In order to find answers to their research questions, the team selected GLOBE protocols to map trees and shrubs, and to calculate the total carbon storage in the park. They used the GLOBE Aerosols Protocol to detect the suspended particles in the air. They also carried out an air quality assessment using lichen monitoring. In addition to measurements of aerosols at site, the students added a professional analysis of samples.
In order to complete their study, the students’ treacher, Marina Pavlić, said that the students had to apply a wide range of skills: “They had to do all the calculations and learn about the chemistry behind the biomass accumulation. They practiced English a lot and also developed their IT skills. When analyzing the aerosol samples in the institute they could learn how scientists work.”
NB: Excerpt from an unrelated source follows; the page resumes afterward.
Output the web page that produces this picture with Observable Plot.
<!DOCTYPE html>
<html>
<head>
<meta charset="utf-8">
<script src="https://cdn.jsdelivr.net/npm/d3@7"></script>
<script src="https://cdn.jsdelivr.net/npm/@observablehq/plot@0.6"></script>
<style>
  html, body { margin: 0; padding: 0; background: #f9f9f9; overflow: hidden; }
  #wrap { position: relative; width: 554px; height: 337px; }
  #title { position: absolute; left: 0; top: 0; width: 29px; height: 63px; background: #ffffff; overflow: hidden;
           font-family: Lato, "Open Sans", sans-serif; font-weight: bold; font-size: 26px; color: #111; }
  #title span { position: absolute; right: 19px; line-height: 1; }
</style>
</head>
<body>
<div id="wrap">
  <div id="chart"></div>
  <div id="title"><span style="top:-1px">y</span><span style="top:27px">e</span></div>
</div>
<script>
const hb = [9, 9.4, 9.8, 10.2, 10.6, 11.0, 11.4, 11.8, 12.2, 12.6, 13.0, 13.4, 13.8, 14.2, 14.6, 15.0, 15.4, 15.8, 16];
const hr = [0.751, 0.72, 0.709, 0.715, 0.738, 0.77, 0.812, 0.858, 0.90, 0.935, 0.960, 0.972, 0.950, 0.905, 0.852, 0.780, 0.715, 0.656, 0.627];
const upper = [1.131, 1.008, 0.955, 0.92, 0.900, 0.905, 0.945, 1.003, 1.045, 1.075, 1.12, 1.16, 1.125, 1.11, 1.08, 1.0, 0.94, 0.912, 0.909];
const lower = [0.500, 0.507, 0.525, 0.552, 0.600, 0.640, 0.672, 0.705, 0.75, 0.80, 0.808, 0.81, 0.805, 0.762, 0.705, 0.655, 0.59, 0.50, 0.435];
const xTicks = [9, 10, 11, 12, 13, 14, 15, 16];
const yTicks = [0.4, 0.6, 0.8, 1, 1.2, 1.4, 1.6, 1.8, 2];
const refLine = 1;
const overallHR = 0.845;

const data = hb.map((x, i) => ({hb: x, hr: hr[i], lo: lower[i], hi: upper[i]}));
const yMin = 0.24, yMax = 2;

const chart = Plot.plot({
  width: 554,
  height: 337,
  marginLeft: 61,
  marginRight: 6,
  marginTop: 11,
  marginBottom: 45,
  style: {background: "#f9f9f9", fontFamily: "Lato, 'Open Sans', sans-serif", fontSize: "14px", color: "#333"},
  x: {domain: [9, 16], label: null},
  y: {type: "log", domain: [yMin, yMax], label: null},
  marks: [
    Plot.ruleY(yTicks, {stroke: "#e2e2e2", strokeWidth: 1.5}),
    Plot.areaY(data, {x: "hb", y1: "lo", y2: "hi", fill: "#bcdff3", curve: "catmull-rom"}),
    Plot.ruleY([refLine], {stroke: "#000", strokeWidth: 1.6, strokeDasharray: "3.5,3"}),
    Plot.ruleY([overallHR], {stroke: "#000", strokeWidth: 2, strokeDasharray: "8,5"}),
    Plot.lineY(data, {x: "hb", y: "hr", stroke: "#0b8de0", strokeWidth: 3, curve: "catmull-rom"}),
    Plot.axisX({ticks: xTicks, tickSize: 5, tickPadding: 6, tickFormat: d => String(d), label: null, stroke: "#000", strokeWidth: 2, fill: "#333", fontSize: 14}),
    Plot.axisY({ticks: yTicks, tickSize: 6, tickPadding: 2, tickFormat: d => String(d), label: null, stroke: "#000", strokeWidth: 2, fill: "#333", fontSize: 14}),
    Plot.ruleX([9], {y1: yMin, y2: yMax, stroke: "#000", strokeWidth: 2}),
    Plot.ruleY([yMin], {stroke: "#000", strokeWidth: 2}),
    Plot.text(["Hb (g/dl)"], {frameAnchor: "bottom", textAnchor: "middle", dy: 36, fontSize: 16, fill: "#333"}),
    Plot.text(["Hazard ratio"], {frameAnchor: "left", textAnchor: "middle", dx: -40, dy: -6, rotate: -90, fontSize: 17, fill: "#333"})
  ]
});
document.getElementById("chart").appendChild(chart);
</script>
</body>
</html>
Aerosol data from the park were compared with the data from another site close to the school (approximately a half kilometer away). Students found that the distribution of aerosols was almost the same in both areas. They also discovered, based on biomass calculations, that the oxygen produced by plants in the park should be enough for the residents of Mlaka.
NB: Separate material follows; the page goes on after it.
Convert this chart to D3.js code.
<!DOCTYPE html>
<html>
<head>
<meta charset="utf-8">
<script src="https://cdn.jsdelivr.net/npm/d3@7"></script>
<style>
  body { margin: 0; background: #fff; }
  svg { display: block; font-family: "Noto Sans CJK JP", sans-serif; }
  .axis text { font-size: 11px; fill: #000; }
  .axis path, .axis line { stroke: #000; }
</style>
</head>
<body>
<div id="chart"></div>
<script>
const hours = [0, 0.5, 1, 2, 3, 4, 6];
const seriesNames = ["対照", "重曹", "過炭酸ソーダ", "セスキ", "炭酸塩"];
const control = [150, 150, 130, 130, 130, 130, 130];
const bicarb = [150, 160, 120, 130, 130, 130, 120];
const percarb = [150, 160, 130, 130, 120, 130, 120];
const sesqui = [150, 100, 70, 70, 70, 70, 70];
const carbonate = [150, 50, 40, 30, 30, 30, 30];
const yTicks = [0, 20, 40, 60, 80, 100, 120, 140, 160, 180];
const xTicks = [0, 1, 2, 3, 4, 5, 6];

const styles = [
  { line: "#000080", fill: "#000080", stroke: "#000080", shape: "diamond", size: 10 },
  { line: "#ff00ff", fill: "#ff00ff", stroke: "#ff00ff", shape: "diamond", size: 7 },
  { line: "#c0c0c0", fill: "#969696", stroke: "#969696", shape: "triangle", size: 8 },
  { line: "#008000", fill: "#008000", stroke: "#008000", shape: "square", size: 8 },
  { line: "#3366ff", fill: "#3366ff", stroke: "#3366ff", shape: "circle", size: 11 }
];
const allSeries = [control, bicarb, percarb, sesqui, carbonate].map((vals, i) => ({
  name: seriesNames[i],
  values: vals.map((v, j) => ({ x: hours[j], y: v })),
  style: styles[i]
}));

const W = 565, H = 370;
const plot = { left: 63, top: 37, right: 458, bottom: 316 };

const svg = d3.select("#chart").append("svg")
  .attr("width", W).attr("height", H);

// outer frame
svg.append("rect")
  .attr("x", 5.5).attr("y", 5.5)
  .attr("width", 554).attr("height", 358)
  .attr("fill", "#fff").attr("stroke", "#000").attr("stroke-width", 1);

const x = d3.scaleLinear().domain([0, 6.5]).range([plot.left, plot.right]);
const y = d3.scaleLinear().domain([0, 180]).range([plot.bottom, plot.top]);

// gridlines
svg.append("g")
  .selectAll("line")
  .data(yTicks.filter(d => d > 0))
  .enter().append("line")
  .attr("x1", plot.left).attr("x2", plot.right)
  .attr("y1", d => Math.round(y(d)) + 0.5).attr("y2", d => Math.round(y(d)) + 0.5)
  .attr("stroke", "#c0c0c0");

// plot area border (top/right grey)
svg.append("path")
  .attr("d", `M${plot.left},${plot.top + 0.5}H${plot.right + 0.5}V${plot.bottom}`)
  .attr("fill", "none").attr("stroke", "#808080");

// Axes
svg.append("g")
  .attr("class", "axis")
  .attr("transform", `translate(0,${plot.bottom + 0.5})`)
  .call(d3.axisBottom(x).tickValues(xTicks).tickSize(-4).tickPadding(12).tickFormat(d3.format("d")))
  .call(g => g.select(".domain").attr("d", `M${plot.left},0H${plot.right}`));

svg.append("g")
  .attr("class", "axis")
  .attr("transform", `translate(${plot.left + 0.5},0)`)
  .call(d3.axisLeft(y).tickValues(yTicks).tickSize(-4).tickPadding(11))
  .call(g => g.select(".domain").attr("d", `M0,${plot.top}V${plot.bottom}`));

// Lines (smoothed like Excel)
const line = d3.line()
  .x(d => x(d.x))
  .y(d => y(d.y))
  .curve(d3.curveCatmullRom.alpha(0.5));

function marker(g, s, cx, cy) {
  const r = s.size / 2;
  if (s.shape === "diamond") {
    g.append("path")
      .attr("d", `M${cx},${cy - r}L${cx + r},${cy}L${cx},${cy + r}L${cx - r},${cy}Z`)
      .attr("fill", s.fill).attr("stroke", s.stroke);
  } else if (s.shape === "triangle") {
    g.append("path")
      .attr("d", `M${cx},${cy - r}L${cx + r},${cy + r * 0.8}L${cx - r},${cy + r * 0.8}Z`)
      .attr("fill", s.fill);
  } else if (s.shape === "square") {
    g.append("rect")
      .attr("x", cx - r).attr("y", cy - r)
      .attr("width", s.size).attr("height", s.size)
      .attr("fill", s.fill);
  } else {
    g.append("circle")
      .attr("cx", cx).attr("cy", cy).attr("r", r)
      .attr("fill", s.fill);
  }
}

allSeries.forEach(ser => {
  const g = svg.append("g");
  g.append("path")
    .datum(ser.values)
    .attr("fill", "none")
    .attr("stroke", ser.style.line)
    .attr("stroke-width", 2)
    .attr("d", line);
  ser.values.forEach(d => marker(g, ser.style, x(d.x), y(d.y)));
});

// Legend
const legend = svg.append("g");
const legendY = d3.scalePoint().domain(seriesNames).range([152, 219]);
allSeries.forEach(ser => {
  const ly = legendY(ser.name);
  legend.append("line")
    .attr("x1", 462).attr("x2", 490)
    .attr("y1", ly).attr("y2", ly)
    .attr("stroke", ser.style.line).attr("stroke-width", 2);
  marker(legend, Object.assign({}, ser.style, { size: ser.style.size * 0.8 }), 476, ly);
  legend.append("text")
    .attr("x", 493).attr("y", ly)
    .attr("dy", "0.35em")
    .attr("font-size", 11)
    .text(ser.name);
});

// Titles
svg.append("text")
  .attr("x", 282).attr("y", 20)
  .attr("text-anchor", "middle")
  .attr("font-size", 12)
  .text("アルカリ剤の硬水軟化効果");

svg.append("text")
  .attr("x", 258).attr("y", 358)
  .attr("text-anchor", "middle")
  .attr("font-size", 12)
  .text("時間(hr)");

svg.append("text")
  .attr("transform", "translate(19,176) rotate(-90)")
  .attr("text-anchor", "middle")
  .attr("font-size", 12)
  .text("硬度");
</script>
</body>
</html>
Exactly one year later, in 2018, a team of eleven GLOBE students measured the tree height and circumference of the same ten trees. The goal was to see if the polluted air was affecting tree growth. Taking the data of the average annual growth of selected species, they wanted to see if their trees grow faster or slower than the average.
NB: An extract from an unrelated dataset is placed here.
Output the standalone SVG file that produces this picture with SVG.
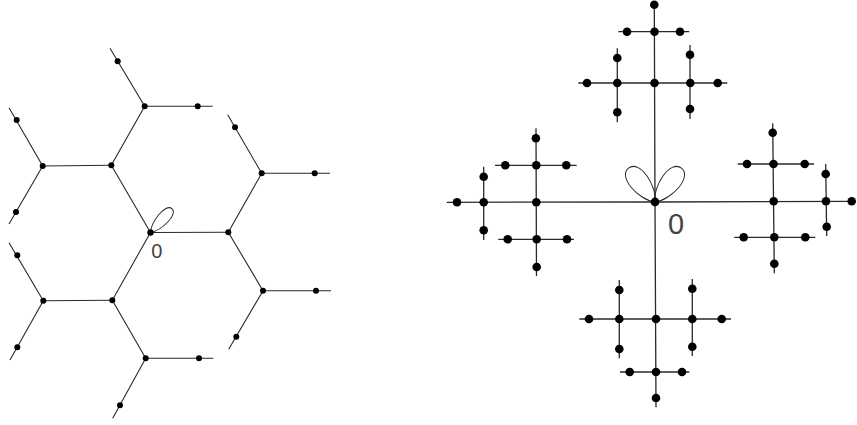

The students immediately faced a research challenge: the tree canopies were interlaced and dense; therefore, it was difficult for them to measure the tree height with the necessary accuracy. Instead of giving up, they investigated the reasons why – during the same time of the year – the tree canopies of the same trees were more dense when compared to the previous year. Students came up with the hypothesis that the 2018 autumn air temperatures were milder than those of 2017, thereby making the growth season longer. In order to verify their hypothesis, they used the GLOBE Data Visualization Tool. They compared temperatures from September to November 2017 to the same time period in 2018. As a result, they found out that the minimum and noon air temperatures at the school study site in 2018 autumn were 3-6°C higher to those of 2017 autumn.
“The most important thing,” Marina Pavlić said, “is to convince my students to take care of their environment and to act and help their community; to understand that Earth is one single system consisting of air, water, soil, plants and animals. If one of the components is out of balance, the other components will be too.”
“In all our projects,” Pavlić said, “we look at the whole picture, not one component only. In this project, we measured the park biomass, the quality of the air that affects the trees, by collecting the particles from the air in a jug filled with water. My students understood that those particles will also be in the soil, absorbed by the plants and the animals in the park and in the nearby stream. I always encourage them to think and to ask questions.”
The project had an impact on the community – at the end of the first year of the project, students issued important recommendations: one for the park management company and one for the residents of the area. Based on the possible threat of air pollution in the area, they strongly recommended the introduction of specific plants to the park. Plants such as philodendrons, palms, gerberas, and chrysanthemums are able to naturally absorb air pollutants. Lists of indoor plants were also prepared, and recommended to the residents of Mlaka.
In order to share their findings with the GLOBE community, students and teachers presented the results of their two-year study at the January 2019 Trees Around the GLOBE Campaign webinar.